Tru-Oil goes on thin. You wipe it into the walnut with your hand, almost nothing, and then you wait. Wipe it back, let it cure, do it again. You cannot make it faster by wanting it faster. I learned that the hard way, the way I have learned most things, by trying to skip the part where you wait and ruining the work. A coat rushed is a coat you sand off, and now you have lost a day instead of saving an hour.
My grandfather, Jack Wimberly, spent his life at Hughes Tool in Houston. Steel and oil and the patience to let a thing be done right. I did not understand any of that when I was young and moving fast, a new town every morning, a guitar I would trade away by Christmas. I understood movement. I did not understand staying. It took me a long time and a hard road to learn that the things worth keeping are the ones that took their time, and that you cannot fake the time. You can only put it in.

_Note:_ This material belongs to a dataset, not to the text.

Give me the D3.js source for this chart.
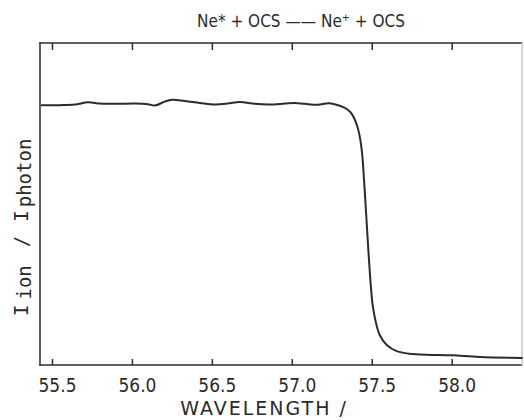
<!DOCTYPE html>
<html>
<head>
<meta charset="utf-8">
<script src="https://cdn.jsdelivr.net/npm/d3@7"></script>
<style>
  body { margin: 0; background: #fff; }
  svg { display: block; font-family: "DejaVu Sans", sans-serif; }
</style>
</head>
<body>
<svg id="chart" width="524" height="420"></svg>
<script>
// wavelength (nm)
const wavelength = [55.431, 55.55, 55.644, 55.725, 55.80, 55.894, 56.019, 56.10, 56.144, 56.206,
  56.25, 56.331, 56.425, 56.519, 56.60, 56.675, 56.769, 56.863, 56.956, 57.019,
  57.081, 57.163, 57.231, 57.30, 57.344, 57.375, 57.40, 57.419, 57.4375, 57.456,
  57.475, 57.494, 57.506, 57.525, 57.55, 57.594, 57.656, 57.756, 57.925, 58.006,
  58.175, 58.444]
// ion / photon ratio, arbitrary units (0 = bottom frame, 1 = top frame)
const ratio = [0.807, 0.807, 0.809, 0.816, 0.812, 0.811, 0.812, 0.810, 0.806, 0.818,
  0.824, 0.820, 0.814, 0.809, 0.812, 0.817, 0.811, 0.809, 0.812, 0.814,
  0.811, 0.808, 0.813, 0.805, 0.795, 0.780, 0.755, 0.724, 0.668, 0.543,
  0.388, 0.248, 0.186, 0.134, 0.093, 0.062, 0.043, 0.034, 0.031, 0.030,
  0.025, 0.022]
const tickValues = [55.5, 56.0, 56.5, 57.0, 57.5, 58.0]

const ink = "#2b2b2b"
const margin = { top: 43, right: 2, bottom: 55, left: 40 }
const width = 524 - margin.left - margin.right
const height = 420 - margin.top - margin.bottom

const svg = d3.select("#chart")
const group = svg.append("g")
  .attr("transform", `translate(${margin.left}, ${margin.top})`)

const xScale = d3.scaleLinear()
  .domain([55.425, 58.44])
  .range([0, width])

const yScale = d3.scaleLinear()
  .domain([0, 1])
  .range([height, 0])

// frame: right side is faint in the scan
const frame = [
  { x1: 0, y1: 0, x2: width, y2: 0, c: ink },
  { x1: 0, y1: height, x2: width, y2: height, c: ink },
  { x1: 0, y1: 0, x2: 0, y2: height, c: ink },
  { x1: width, y1: 0, x2: width, y2: height, c: "#c8c8c8" }
]
group.selectAll("line.frame")
  .data(frame)
  .enter()
  .append("line")
    .attr("class", "frame")
    .attr("x1", d => d.x1).attr("y1", d => d.y1)
    .attr("x2", d => d.x2).attr("y2", d => d.y2)
    .attr("stroke", d => d.c)
    .attr("stroke-width", 1.5)
    .attr("stroke-linecap", "square")

// bottom axis, ticks pointing inward
const xAxisBottom = group.append("g")
  .attr("transform", `translate(0, ${height})`)
  .call(d3.axisBottom(xScale).tickValues(tickValues).tickSize(-6).tickPadding(14).tickFormat(d3.format(".1f")))
xAxisBottom.select(".domain").remove()
xAxisBottom.selectAll("line").attr("stroke", ink).attr("stroke-width", 1.5)
xAxisBottom.selectAll("text")
  .attr("font-size", 19)
  .attr("font-family", "DejaVu Sans, sans-serif")
  .attr("fill", ink)
  .attr("dx", 5)
  .attr("textLength", 38)
  .attr("lengthAdjust", "spacingAndGlyphs")

// top axis, no labels
const xAxisTop = group.append("g")
  .call(d3.axisTop(xScale).tickValues(tickValues).tickSize(-7).tickFormat(""))
xAxisTop.select(".domain").remove()
xAxisTop.selectAll("line").attr("stroke", ink).attr("stroke-width", 1.5)

// trace
const line = d3.line()
  .x((d, i) => xScale(wavelength[i]))
  .y(d => yScale(d))
  .curve(d3.curveCatmullRom.alpha(0.5))

group.append("path")
  .datum(ratio)
  .attr("d", line)
  .attr("fill", "none")
  .attr("stroke", ink)
  .attr("stroke-width", 2)

// title
svg.append("text")
  .attr("x", 301)
  .attr("y", 27)
  .attr("text-anchor", "middle")
  .attr("font-size", 18)
  .attr("fill", ink)
  .attr("textLength", 208)
  .attr("lengthAdjust", "spacingAndGlyphs")
  .text("Ne* + OCS —— Ne⁺ + OCS")

// x label
svg.append("text")
  .attr("x", 264)
  .attr("y", 415)
  .attr("text-anchor", "middle")
  .attr("font-size", 19)
  .attr("letter-spacing", 2)
  .attr("fill", ink)
  .text("WAVELENGTH /")

// y label
svg.append("text")
  .attr("transform", "translate(28, 316) rotate(-90)")
  .attr("text-anchor", "start")
  .attr("font-size", 19)
  .attr("font-family", "DejaVu Sans Mono, monospace")
  .attr("fill", ink)
  .html('I<tspan dx="5" dy="3">ion</tspan><tspan dx="18" dy="-3">/</tspan><tspan dx="14">I</tspan><tspan dx="3" dy="3">photon</tspan>')
</script>
</body>
</html>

So a walnut body sits on the bench under raking light and takes the oil one thin coat at a time, days of it, until the grain stops drinking and starts to glow from somewhere under the surface. The metal gets blued and worked almost dry, like a barrel. The leather gets cut and burnished and dyed by hand, dark at the edges to amber at the center, the same family as an old rifle stock. And last, into the maple headstock, one small W, burned with a hot iron. One guitar, one W, one place.
None of it can be hurried. That is not a flaw in the method. That is the method. The guitar is built to age honestly because it is built honestly, slowly, by two sets of hands in one shop, and you can feel the difference in your own hands the first time you pick it up.
Twelve weeks, then. Maybe sixteen. As long as the oil takes.